What is Weingarten?
The Weingarten rule was instituted in 1975 as the result of a Supreme Court ruling on a case (surprisingly called NLRB v. J. Weingarten, Inc.) that said that employees have a right to union representation at investigatory interviews. They established rules which said:
Rule 1: The employee must make a clear request for union representation before or during the interview. The employee cannot be punished for making this request.
Rule 2: After the employee makes the request, the employer must choose from among three options:
- grant the request and delay questioning until the union representative arrives and (prior to the interview continuing) the representative has a chance to consult privately with the employee;
- deny the request and end the interview immediately; or
- give the employee a clear choice between having the interview without representation, or ending the interview.
Rule 3: If the employer denies the request for union representation, and continues to ask questions, it commits an unfair labor practice and the employee has a right to refuse to answer. The employer may not discipline the employee for such a refusal.
The current case of Ralph’s Grocery
Some of Ralph’s managers noticed an employee acting erratically and suspected he might be under the influence. He was told he needed to take a drug test. He refused and was told such a refusal would result in his termination. As all good union guys did he cried for a union rep.
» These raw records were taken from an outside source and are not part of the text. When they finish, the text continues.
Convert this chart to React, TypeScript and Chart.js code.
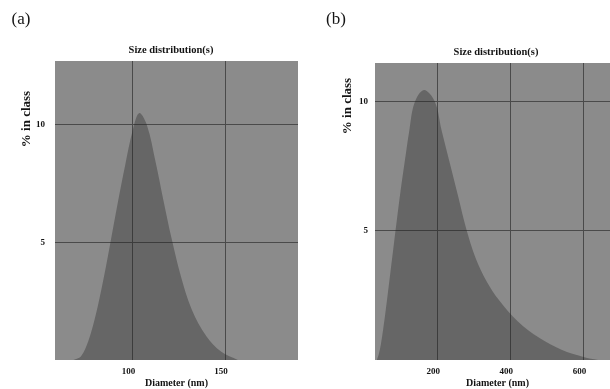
import React, { useEffect, useRef } from "react";
import { Chart, registerables } from "chart.js";

Chart.register(...registerables);

// Panel (a)
const diamA = [68, 72, 76, 80, 84, 88, 92, 96, 100, 103.5, 107.7, 112.5, 116.6, 121, 126, 132, 140, 148, 157];
const pctA = [0, 0.15, 0.8, 1.9, 3.35, 5, 6.7, 8.3, 9.75, 10.5, 10, 8.4, 6.82, 5.2, 3.6, 2.15, 1.0, 0.35, 0];
const xTicksA = [100, 150];
const yTicksA = [5, 10];

// Panel (b)
const diamB = [35, 40, 46, 52, 60, 70, 80, 90, 100, 112, 124, 138, 164, 193.7, 212, 235, 258, 280, 305, 335, 370, 420, 480, 540, 600, 640];
const pctB = [0, 0.2, 0.6, 1.15, 2.0, 3.15, 4.3, 5.45, 6.55, 7.75, 8.9, 9.95, 10.45, 10, 8.9, 7.6, 6.3, 5.05, 3.95, 3.05, 2.3, 1.5, 0.85, 0.4, 0.12, 0];
const xTicksB = [200, 400, 600];
const yTicksB = [5, 10];

const titleText = "Size distribution(s)";
const xTitleText = "Diameter (nm)";
const yTitleText = "% in class";

const SERIF = "'Liberation Serif', 'Times New Roman', serif";
const INK = "#141414";
const PLOT_BG = "#8b8b8b";
const FILL = "rgba(35,35,35,0.36)";
const GRID = "#4a4a4a";

const panelPlugin = {
  id: "panelText",
  beforeDraw(chart: any) {
    const { ctx, chartArea } = chart;
    ctx.save();
    ctx.fillStyle = PLOT_BG;
    ctx.fillRect(chartArea.left, chartArea.top, chartArea.right - chartArea.left, chartArea.bottom - chartArea.top);
    ctx.restore();
  },
  afterDraw(chart: any, _a: any, opts: any) {
    const ctx = chart.ctx;
    ctx.save();
    ctx.fillStyle = INK;
    ctx.textAlign = "center";
    ctx.textBaseline = "middle";
    ctx.font = `17px ${SERIF}`;
    ctx.fillText(opts.letter, opts.letterX, opts.letterY);
    ctx.font = `bold 10.5px ${SERIF}`;
    ctx.fillText(titleText, opts.titleX, opts.titleY);
    ctx.translate(opts.yTitleX, opts.yTitleY);
    ctx.rotate(-Math.PI / 2);
    ctx.font = `bold 13px ${SERIF}`;
    ctx.fillText(yTitleText, 0, 0);
    ctx.restore();
  },
};

function makeConfig(p: any): any {
  return {
    type: "line",
    data: {
      datasets: [
        {
          data: p.diam.map((x: number, i: number) => ({ x, y: p.pct[i] })),
          fill: "origin",
          backgroundColor: FILL,
          borderColor: "transparent",
          borderWidth: 0,
          pointRadius: 0,
          tension: 0.35,
        },
      ],
    },
    options: {
      responsive: false,
      animation: false,
      devicePixelRatio: 1,
      layout: { padding: p.padding },
      plugins: {
        legend: { display: false },
        tooltip: { enabled: false },
        title: { display: false },
        panelText: p.text,
      },
      scales: {
        x: {
          type: "linear",
          min: p.xMin,
          max: p.xMax,
          afterBuildTicks: (s: any) => {
            s.ticks = p.xTicks.map((v: number) => ({ value: v }));
          },
          afterFit: (s: any) => {
            s.height = p.xAxisH;
          },
          grid: { color: GRID, lineWidth: 1, drawTicks: false },
          border: { display: false },
          ticks: {
            font: { family: SERIF, size: 9, weight: "bold" },
            color: INK,
            padding: 6,
            labelOffset: -4,
            maxRotation: 0,
            autoSkip: false,
          },
          title: {
            display: true,
            text: xTitleText,
            font: { family: SERIF, size: 10, weight: "bold" },
            color: INK,
            padding: 0,
          },
        },
        y: {
          type: "linear",
          min: 0,
          max: p.yMax,
          afterBuildTicks: (s: any) => {
            s.ticks = p.yTicks.map((v: number) => ({ value: v }));
          },
          afterFit: (s: any) => {
            s.width = p.yAxisW;
          },
          grid: { color: GRID, lineWidth: 1, drawTicks: false },
          border: { display: false },
          ticks: {
            font: { family: SERIF, size: 9, weight: "bold" },
            color: INK,
            padding: p.yTickPad,
          },
        },
      },
    },
    plugins: [panelPlugin],
  };
}

const panelA = {
  diam: diamA,
  pct: pctA,
  xTicks: xTicksA,
  yTicks: yTicksA,
  xMin: 58,
  xMax: 189.5,
  yMax: 12.72,
  padding: { left: 0, top: 61, right: 7, bottom: 0 },
  xAxisH: 29,
  yAxisW: 55,
  yTickPad: 10,
  text: { letter: "(a)", letterX: 21, letterY: 20, titleX: 171, titleY: 50, yTitleX: 27, yTitleY: 119 },
};

const panelB = {
  diam: diamB,
  pct: pctB,
  xTicks: xTicksB,
  yTicks: yTicksB,
  xMin: 30,
  xMax: 700,
  yMax: 11.5,
  padding: { left: 0, top: 63, right: 5, bottom: 0 },
  xAxisH: 29,
  yAxisW: 70,
  yTickPad: 7,
  text: { letter: "(b)", letterX: 31, letterY: 20, titleX: 191, titleY: 52, yTitleX: 43, yTitleY: 106 },
};

function Panel({ cfg, left, width }: { cfg: any; left: number; width: number }) {
  const ref = useRef<HTMLCanvasElement | null>(null);
  useEffect(() => {
    if (!ref.current) return;
    const chart = new Chart(ref.current, makeConfig(cfg));
    return () => chart.destroy();
  }, [cfg]);
  return (
    <canvas
      ref={ref}
      width={width}
      height={389}
      style={{ position: "absolute", left, top: 0, width, height: 389, display: "block" }}
    />
  );
}

export default function App() {
  return (
    <div
      style={{
        position: "absolute",
        left: 0,
        top: 0,
        width: 610,
        height: 389,
        overflow: "hidden",
        background: "#ffffff",
      }}
    >
      <Panel cfg={panelA} left={0} width={305} />
      <Panel cfg={panelB} left={305} width={320} />
    </div>
  );
}
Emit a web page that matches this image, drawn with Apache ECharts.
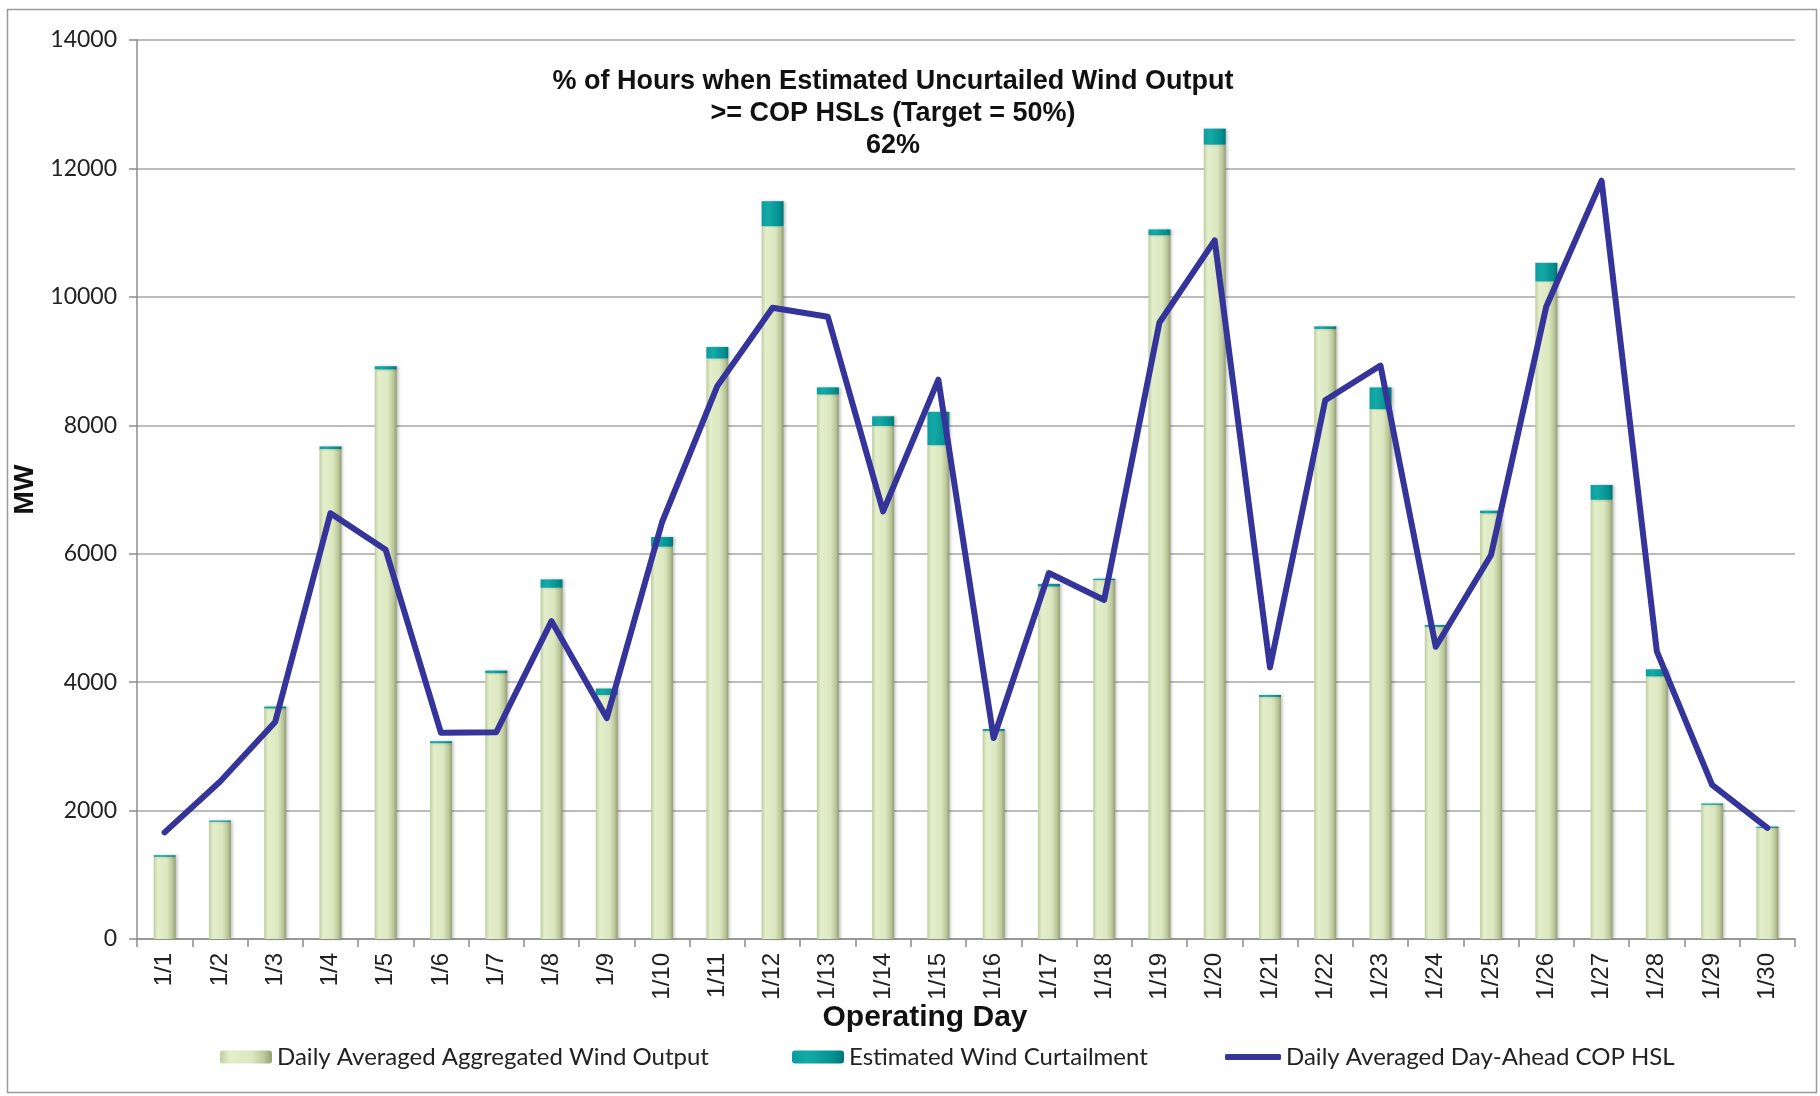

Unfortunately, the union rep was not to be found so the managers told him to take the test or be fired. He refused and the fired him, not for exercising his Weingarten rules but for insubordination. According to an article by Smith Gambrell and Russell, “The NLRB determined that there was no way to separate the employee’s refusal to take the test from his assertion of his Weingarten rights and held that the employer penalized the employee for refusing to waive those rights. Therefore, the employer was required to reinstate the employee.”
The SGR attorneys concluded “the current NLRB majority either views the Weingarten rights as applying to requests to submit to drug and alcohol tests, even in the absence of any investigatory interview questions, or it views the request for a reasonable suspicion drug/alcohol test to be an “investigatory interview question.”
As a result of this ruling the SGR attorneys are recommending that any situation involving drug testing now requires a union representative be present. I would suggest you require that they hold the pee cup.